--- Begin Material provided ---

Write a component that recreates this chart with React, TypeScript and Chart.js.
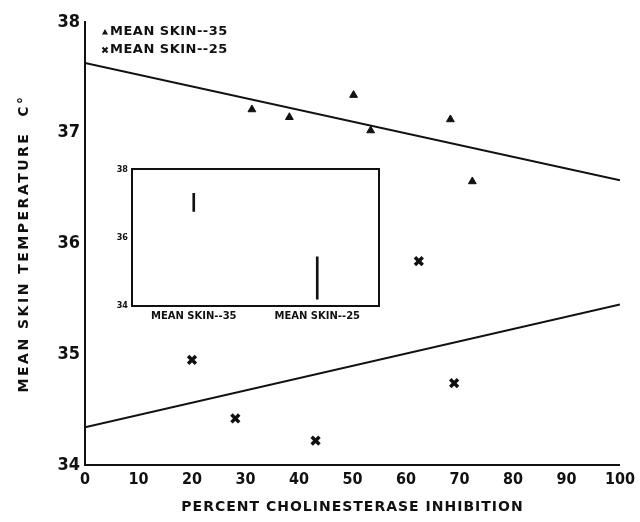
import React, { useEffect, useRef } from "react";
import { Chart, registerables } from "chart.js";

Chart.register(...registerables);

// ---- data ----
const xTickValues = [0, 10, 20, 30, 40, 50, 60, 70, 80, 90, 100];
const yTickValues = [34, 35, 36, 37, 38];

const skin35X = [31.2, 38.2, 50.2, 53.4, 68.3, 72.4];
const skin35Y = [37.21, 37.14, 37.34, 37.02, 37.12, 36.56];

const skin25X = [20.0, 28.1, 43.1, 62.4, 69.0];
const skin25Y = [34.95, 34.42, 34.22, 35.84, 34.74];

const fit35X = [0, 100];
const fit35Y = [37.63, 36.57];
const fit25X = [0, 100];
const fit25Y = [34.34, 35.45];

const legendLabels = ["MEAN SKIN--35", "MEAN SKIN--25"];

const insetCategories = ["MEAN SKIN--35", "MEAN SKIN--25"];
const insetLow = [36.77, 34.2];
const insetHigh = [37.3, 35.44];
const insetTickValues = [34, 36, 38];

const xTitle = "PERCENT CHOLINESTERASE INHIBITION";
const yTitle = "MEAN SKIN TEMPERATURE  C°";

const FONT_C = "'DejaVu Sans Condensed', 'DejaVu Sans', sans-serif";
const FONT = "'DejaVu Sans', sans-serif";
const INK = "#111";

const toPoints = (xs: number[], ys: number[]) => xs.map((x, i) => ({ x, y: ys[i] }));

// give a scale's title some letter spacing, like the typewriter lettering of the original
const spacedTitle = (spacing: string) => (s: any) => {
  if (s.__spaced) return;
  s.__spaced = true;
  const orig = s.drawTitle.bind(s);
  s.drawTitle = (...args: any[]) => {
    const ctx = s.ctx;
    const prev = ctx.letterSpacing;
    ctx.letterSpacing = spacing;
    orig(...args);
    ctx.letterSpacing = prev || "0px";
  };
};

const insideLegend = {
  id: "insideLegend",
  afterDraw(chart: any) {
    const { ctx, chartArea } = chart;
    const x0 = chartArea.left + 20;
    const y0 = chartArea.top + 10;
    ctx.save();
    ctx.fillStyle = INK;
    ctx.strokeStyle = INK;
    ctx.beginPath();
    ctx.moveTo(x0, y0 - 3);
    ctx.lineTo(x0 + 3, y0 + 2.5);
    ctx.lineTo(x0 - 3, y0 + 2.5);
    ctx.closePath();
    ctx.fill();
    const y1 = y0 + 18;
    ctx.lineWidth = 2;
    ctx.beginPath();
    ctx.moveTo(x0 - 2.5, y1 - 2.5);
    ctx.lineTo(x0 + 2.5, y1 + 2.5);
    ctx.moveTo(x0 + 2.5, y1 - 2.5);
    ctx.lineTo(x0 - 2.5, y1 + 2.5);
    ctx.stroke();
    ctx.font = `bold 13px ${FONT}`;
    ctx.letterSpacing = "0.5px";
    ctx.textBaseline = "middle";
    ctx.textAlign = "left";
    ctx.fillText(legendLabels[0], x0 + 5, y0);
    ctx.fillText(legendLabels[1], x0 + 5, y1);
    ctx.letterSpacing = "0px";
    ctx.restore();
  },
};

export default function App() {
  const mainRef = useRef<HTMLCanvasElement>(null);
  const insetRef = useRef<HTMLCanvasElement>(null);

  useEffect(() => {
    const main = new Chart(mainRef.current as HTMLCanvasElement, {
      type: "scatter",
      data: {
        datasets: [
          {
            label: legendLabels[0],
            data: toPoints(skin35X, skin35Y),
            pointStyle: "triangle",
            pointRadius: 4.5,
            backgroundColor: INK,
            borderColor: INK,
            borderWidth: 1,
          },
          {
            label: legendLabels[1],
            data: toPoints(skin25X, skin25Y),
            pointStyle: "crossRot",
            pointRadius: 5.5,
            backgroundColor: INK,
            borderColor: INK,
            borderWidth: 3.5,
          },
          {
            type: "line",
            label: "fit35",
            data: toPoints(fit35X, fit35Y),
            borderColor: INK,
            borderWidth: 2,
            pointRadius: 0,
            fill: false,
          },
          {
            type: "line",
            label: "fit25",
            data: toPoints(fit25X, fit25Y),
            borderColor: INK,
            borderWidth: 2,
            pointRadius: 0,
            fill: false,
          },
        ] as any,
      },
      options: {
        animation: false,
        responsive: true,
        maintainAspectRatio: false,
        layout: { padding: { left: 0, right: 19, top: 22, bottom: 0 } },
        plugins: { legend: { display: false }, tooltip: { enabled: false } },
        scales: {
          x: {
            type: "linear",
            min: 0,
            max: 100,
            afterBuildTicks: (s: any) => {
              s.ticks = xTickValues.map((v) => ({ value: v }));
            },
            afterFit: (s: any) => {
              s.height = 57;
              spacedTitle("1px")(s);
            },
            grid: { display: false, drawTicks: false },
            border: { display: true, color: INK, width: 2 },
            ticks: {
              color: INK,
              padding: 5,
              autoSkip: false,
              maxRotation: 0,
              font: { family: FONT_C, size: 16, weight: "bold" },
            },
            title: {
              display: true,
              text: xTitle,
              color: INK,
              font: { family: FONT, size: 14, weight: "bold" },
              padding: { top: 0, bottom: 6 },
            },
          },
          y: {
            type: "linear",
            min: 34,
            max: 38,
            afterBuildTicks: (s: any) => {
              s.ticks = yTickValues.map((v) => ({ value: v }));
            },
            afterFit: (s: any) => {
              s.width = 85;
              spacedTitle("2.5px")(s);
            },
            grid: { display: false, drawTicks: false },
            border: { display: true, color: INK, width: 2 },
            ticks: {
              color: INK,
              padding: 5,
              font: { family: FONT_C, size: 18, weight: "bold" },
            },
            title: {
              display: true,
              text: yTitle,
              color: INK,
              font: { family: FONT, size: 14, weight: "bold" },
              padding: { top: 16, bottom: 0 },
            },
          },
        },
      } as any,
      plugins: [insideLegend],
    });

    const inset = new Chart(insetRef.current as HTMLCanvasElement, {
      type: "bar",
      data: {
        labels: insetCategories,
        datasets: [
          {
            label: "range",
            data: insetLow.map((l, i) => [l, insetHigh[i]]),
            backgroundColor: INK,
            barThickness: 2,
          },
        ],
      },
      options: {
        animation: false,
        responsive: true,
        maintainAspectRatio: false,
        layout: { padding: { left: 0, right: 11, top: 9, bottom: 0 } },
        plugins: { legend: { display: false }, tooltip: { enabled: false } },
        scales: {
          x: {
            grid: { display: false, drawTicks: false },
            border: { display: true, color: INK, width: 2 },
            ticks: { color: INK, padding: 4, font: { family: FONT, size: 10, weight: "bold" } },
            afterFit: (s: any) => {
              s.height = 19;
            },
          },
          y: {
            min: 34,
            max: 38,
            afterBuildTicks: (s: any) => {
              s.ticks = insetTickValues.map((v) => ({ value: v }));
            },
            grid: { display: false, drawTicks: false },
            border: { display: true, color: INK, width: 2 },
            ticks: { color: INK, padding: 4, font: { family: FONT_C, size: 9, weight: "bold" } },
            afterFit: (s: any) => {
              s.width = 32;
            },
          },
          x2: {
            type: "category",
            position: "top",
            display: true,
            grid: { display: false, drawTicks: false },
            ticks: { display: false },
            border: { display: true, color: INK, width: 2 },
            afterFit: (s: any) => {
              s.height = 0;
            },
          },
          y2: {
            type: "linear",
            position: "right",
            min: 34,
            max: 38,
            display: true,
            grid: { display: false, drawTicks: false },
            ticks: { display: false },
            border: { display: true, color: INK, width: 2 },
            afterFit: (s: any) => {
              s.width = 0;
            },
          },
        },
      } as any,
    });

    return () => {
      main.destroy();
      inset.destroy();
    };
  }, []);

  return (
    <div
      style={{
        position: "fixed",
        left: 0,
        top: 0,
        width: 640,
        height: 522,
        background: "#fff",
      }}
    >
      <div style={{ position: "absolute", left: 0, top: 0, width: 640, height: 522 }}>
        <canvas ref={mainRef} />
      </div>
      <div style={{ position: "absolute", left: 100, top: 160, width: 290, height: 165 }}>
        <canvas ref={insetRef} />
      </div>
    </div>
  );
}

--- End Material provided ---

From the first line of the listing above, repeat every line through the one holding "const toPoints = (xs: number[], ys: number[])". Both ends count, and pictures stay out.

Write a component that recreates this chart with React, TypeScript and Chart.js.
import React, { useEffect, useRef } from "react";
import { Chart, registerables } from "chart.js";

Chart.register(...registerables);

// ---- data ----
const xTickValues = [0, 10, 20, 30, 40, 50, 60, 70, 80, 90, 100];
const yTickValues = [34, 35, 36, 37, 38];

const skin35X = [31.2, 38.2, 50.2, 53.4, 68.3, 72.4];
const skin35Y = [37.21, 37.14, 37.34, 37.02, 37.12, 36.56];

const skin25X = [20.0, 28.1, 43.1, 62.4, 69.0];
const skin25Y = [34.95, 34.42, 34.22, 35.84, 34.74];

const fit35X = [0, 100];
const fit35Y = [37.63, 36.57];
const fit25X = [0, 100];
const fit25Y = [34.34, 35.45];

const legendLabels = ["MEAN SKIN--35", "MEAN SKIN--25"];

const insetCategories = ["MEAN SKIN--35", "MEAN SKIN--25"];
const insetLow = [36.77, 34.2];
const insetHigh = [37.3, 35.44];
const insetTickValues = [34, 36, 38];

const xTitle = "PERCENT CHOLINESTERASE INHIBITION";
const yTitle = "MEAN SKIN TEMPERATURE  C°";

const FONT_C = "'DejaVu Sans Condensed', 'DejaVu Sans', sans-serif";
const FONT = "'DejaVu Sans', sans-serif";
const INK = "#111";

const toPoints = (xs: number[], ys: number[]) => xs.map((x, i) => ({ x, y: ys[i] }));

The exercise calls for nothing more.